WHAT IS REQUIRED: Copy exactly the lines from the beginning of the data down to and including the line holding "4.04, 4.72, 5.15, 5.21, 5.35]", without any pictures.

MATERIAL PROVIDED:
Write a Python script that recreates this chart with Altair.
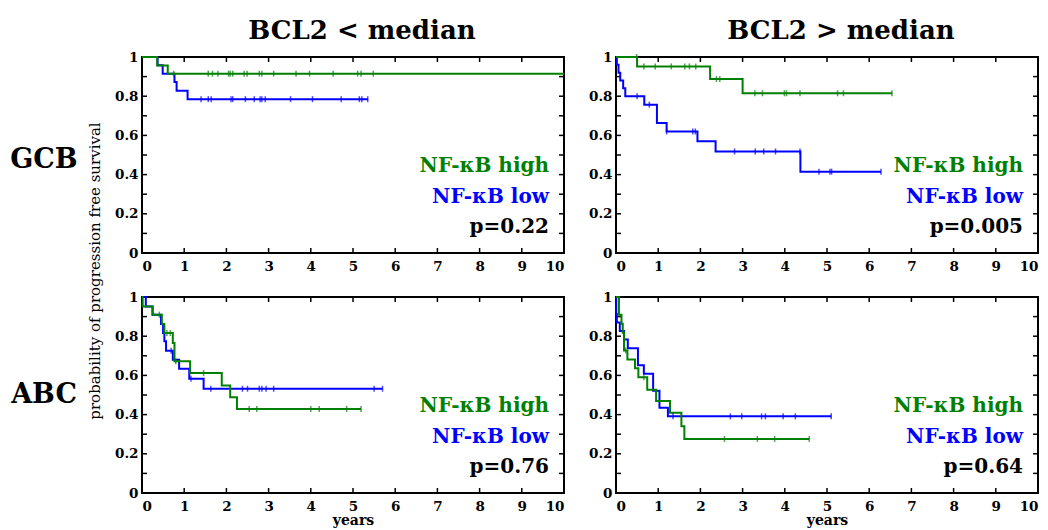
import altair as alt
import pandas as pd

FONT = "DejaVu Serif"
GREEN = "#008000"
BLUE = "#0000ff"

# ---------------- data ----------------
# Panel GCB / BCL2 < median
p1_high_t = [0.36, 0.61]
p1_high_s = [0.957, 0.915]
p1_high_end = 10.0
p1_high_c = [0.75, 1.57, 1.67, 1.80, 2.05, 2.09, 2.15, 2.42, 2.49, 2.78, 2.84,
             3.12, 3.65, 3.97, 4.53, 5.11, 5.19, 5.48]
p1_low_t = [0.37, 0.49, 0.77, 0.82, 1.08]
p1_low_s = [0.958, 0.915, 0.872, 0.828, 0.785]
p1_low_end = 5.35
p1_low_c = [1.40, 1.57, 1.64, 2.11, 2.15, 2.45, 2.66, 2.80, 2.84, 2.92, 3.52,
            4.04, 4.72, 5.15, 5.21, 5.35]

# Panel GCB / BCL2 > median
p2_high_t = [0.5, 2.23, 3.0]
p2_high_s = [0.952, 0.888, 0.815]
p2_high_end = 6.54
p2_high_c = [0.49, 0.66, 0.93, 1.31, 1.63, 1.74, 1.89, 2.38, 2.46, 3.29, 3.47,
             3.99, 4.04, 4.36, 5.25, 5.39, 6.54]
p2_low_t = [0.02, 0.06, 0.1, 0.17, 0.22, 0.67, 0.97, 1.2, 1.93, 2.36, 4.37]
p2_low_s = [0.96, 0.92, 0.88, 0.84, 0.80, 0.757, 0.663, 0.62, 0.57, 0.518, 0.415]
p2_low_end = 6.28
p2_low_c = [0.5, 0.79, 1.2, 1.82, 1.88, 2.81, 3.3, 3.5, 3.78, 4.36, 4.81, 5.07,
            5.11, 6.28]

# Panel ABC / BCL2 < median
p3_high_t = [0.016, 0.25, 0.47, 0.53, 0.73, 0.77, 1.14, 1.89, 2.09, 2.25]
p3_high_s = [0.952, 0.91, 0.862, 0.816, 0.765, 0.672, 0.612, 0.549, 0.488, 0.429]
p3_high_end = 5.19
p3_high_c = [0.41, 0.59, 0.67, 0.8, 1.46, 2.54, 2.72, 4.0, 4.2, 4.85, 5.19]
p3_low_t = [0.09, 0.25, 0.45, 0.5, 0.53, 0.57, 0.73, 0.88, 1.12, 1.46]
p3_low_s = [0.952, 0.91, 0.862, 0.816, 0.774, 0.726, 0.68, 0.634, 0.583, 0.532]
p3_low_end = 5.7
p3_low_c = [0.69, 1.16, 1.63, 2.38, 2.5, 2.78, 2.84, 2.94, 3.12, 5.5, 5.7]

# Panel ABC / BCL2 > median
p4_high_t = [0.07, 0.13, 0.16, 0.19, 0.27, 0.45, 0.53, 0.74, 0.95, 1.28, 1.55, 1.62]
p4_high_s = [0.91, 0.864, 0.818, 0.727, 0.681, 0.636, 0.59, 0.527, 0.47, 0.41,
             0.341, 0.276]
p4_high_end = 4.58
p4_high_c = [0.23, 0.66, 2.57, 3.35, 3.76, 4.58]
p4_low_t = [0.005, 0.02, 0.09, 0.19, 0.28, 0.52, 0.66, 0.88, 1.03, 1.23]
p4_low_s = [0.913, 0.87, 0.826, 0.783, 0.739, 0.652, 0.609, 0.522, 0.435, 0.391]
p4_low_end = 5.1
p4_low_c = [1.35, 2.71, 2.98, 3.45, 3.54, 3.96, 4.25, 5.1]

p_values = ["p=0.22", "p=0.005", "p=0.76", "p=0.64"]
col_titles = ["BCL2 < median", "BCL2 > median"]
row_labels = ["GCB", "ABC"]
legend_labels = ["NF-\u03baB high", "NF-\u03baB low"]
x_ticks = list(range(11))
y_labels = [0, 0.2, 0.4, 0.6, 0.8, 1.0]
y_minor = [round(i * 0.1, 1) for i in range(11)]

W, H = 422, 196


def step_df(times, surv, end, group):
    t = [0.0] + list(times) + [end]
    s = [1.0] + list(surv) + [surv[-1]]
    return pd.DataFrame({"t": t, "s": s, "g": group, "i": range(len(t))})


def censor_df(times, surv, cens, group):
    rows = []
    for c in cens:
        lvl = 1.0
        for tt, ss in zip(times, surv):
            if tt <= c:
                lvl = ss
        rows.append({"t": c, "s": lvl, "g": group})
    return pd.DataFrame(rows)


def xenc(title):
    return alt.X("t:Q", scale=alt.Scale(domain=[0, 10], nice=False, zero=False),
                 axis=alt.Axis(values=x_ticks, format="d", ticks=False, domain=False,
                               grid=False, labelFont=FONT, labelFontSize=13.5,
                               labelFontWeight="bold", labelColor="black",
                               labelPadding=6, title=title, titleFont=FONT,
                               titleFontSize=14, titleFontWeight="bold",
                               titleColor="black", titlePadding=1))


def yenc():
    return alt.Y("s:Q", scale=alt.Scale(domain=[0, 1], nice=False, zero=False),
                 axis=alt.Axis(values=y_labels, format="~g", ticks=False, domain=False,
                               grid=False, labelFont=FONT, labelFontSize=13.5,
                               labelFontWeight="bold", labelColor="black",
                               labelPadding=4, title=None))


color = alt.Color("g:N", scale=alt.Scale(domain=["high", "low"], range=[GREEN, BLUE]),
                  legend=None)


def panel(ht, hs, hend, hc, lt, ls, lend, lc, pval, xtitle, extras):
    lines = pd.concat([step_df(lt, ls, lend, "low"), step_df(ht, hs, hend, "high")])
    cens = pd.concat([censor_df(lt, ls, lc, "low"), censor_df(ht, hs, hc, "high")])
    line_layer = alt.Chart(lines).mark_line(interpolate="step-after", strokeWidth=2).encode(
        x=xenc(xtitle), y=yenc(), color=color, detail="g:N", order="i:Q")
    cens_layer = alt.Chart(cens).mark_tick(orient="vertical", size=6, thickness=1.5).encode(
        x=xenc(xtitle), y=yenc(), color=color)

    bx = pd.DataFrame({"t": x_ticks, "s": [0.0] * len(x_ticks)})
    tx = pd.DataFrame({"t": x_ticks, "s": [1.0] * len(x_ticks)})
    ly = pd.DataFrame({"t": [0.0] * len(y_minor), "s": y_minor})
    ry = pd.DataFrame({"t": [10.0] * len(y_minor), "s": y_minor})
    tick_b = alt.Chart(bx).mark_rule(color="black", strokeWidth=1.5, y2Offset=-5).encode(
        x=xenc(xtitle), y=yenc(), y2="s:Q")
    tick_t = alt.Chart(tx).mark_rule(color="black", strokeWidth=1.5, y2Offset=5).encode(
        x=xenc(xtitle), y=yenc(), y2="s:Q")
    tick_l = alt.Chart(ly).mark_rule(color="black", strokeWidth=1.5, x2Offset=5).encode(
        x=xenc(xtitle), x2="t:Q", y=yenc())
    tick_r = alt.Chart(ry).mark_rule(color="black", strokeWidth=1.5, x2Offset=-5).encode(
        x=xenc(xtitle), x2="t:Q", y=yenc())

    one = pd.DataFrame({"k": [0]})
    txt_kw = dict(font=FONT, fontWeight="bold", fontSize=20, align="right",
                  baseline="alphabetic")
    t1 = alt.Chart(one).mark_text(color=GREEN, text=legend_labels[0], **txt_kw).encode(
        x=alt.value(407), y=alt.value(115))
    t2 = alt.Chart(one).mark_text(color=BLUE, text=legend_labels[1], **txt_kw).encode(
        x=alt.value(407), y=alt.value(145.5))
    t3 = alt.Chart(one).mark_text(color="black", text=pval, **txt_kw).encode(
        x=alt.value(407), y=alt.value(176))

    layers = [tick_b, tick_t, tick_l, tick_r, line_layer, cens_layer, t1, t2, t3] + extras
    return alt.layer(*layers).properties(width=W, height=H)


one = pd.DataFrame({"k": [0]})


def col_title(text, dx):
    return alt.Chart(one).mark_text(text=text, font=FONT, fontWeight="bold", fontSize=26,
                                    align="center", baseline="alphabetic",
                                    color="black").encode(x=alt.value(dx), y=alt.value(-18))


def row_label(text, dy):
    return alt.Chart(one).mark_text(text=text, font=FONT, fontWeight="bold", fontSize=27,
                                    align="center", baseline="alphabetic",
                                    color="black").encode(x=alt.value(-98), y=alt.value(dy))


ytitle = alt.Chart(one).mark_text(text="probability of progression free survival",
                                  font=FONT, fontSize=15, angle=270, align="center",
                                  baseline="middle", color="black").encode(
    x=alt.value(-47), y=alt.value(214))

anchor = alt.Chart(one).mark_rule(strokeOpacity=0, strokeWidth=0).encode(
    x=alt.value(-141), x2=alt.value(-140), y=alt.value(-56))

c1 = panel(p1_high_t, p1_high_s, p1_high_end, p1_high_c,
           p1_low_t, p1_low_s, p1_low_end, p1_low_c, p_values[0], None,
           [col_title(col_titles[0], 220), row_label(row_labels[0], 111), ytitle, anchor])
c2 = panel(p2_high_t, p2_high_s, p2_high_end, p2_high_c,
           p2_low_t, p2_low_s, p2_low_end, p2_low_c, p_values[1], None,
           [col_title(col_titles[1], 225)])
c3 = panel(p3_high_t, p3_high_s, p3_high_end, p3_high_c,
           p3_low_t, p3_low_s, p3_low_end, p3_low_c, p_values[2], "years",
           [row_label(row_labels[1], 106)])
c4 = panel(p4_high_t, p4_high_s, p4_high_end, p4_high_c,
           p4_low_t, p4_low_s, p4_low_end, p4_low_c, p_values[3], "years", [])

chart = alt.concat(c1, c2, c3, c4, columns=2,
                   spacing=alt.RowColnumber(row=44, column=52),
                   bounds="flush").properties(
    padding=0, background="white"
).configure_view(stroke="black", strokeWidth=2)

chart.save("out.html", embed_options={"renderer": "svg", "actions": False})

WRITTEN SOLUTION:
Write a Python script that recreates this chart with Altair.
import altair as alt
import pandas as pd

FONT = "DejaVu Serif"
GREEN = "#008000"
BLUE = "#0000ff"

# ---------------- data ----------------
# Panel GCB / BCL2 < median
p1_high_t = [0.36, 0.61]
p1_high_s = [0.957, 0.915]
p1_high_end = 10.0
p1_high_c = [0.75, 1.57, 1.67, 1.80, 2.05, 2.09, 2.15, 2.42, 2.49, 2.78, 2.84,
             3.12, 3.65, 3.97, 4.53, 5.11, 5.19, 5.48]
p1_low_t = [0.37, 0.49, 0.77, 0.82, 1.08]
p1_low_s = [0.958, 0.915, 0.872, 0.828, 0.785]
p1_low_end = 5.35
p1_low_c = [1.40, 1.57, 1.64, 2.11, 2.15, 2.45, 2.66, 2.80, 2.84, 2.92, 3.52,
            4.04, 4.72, 5.15, 5.21, 5.35]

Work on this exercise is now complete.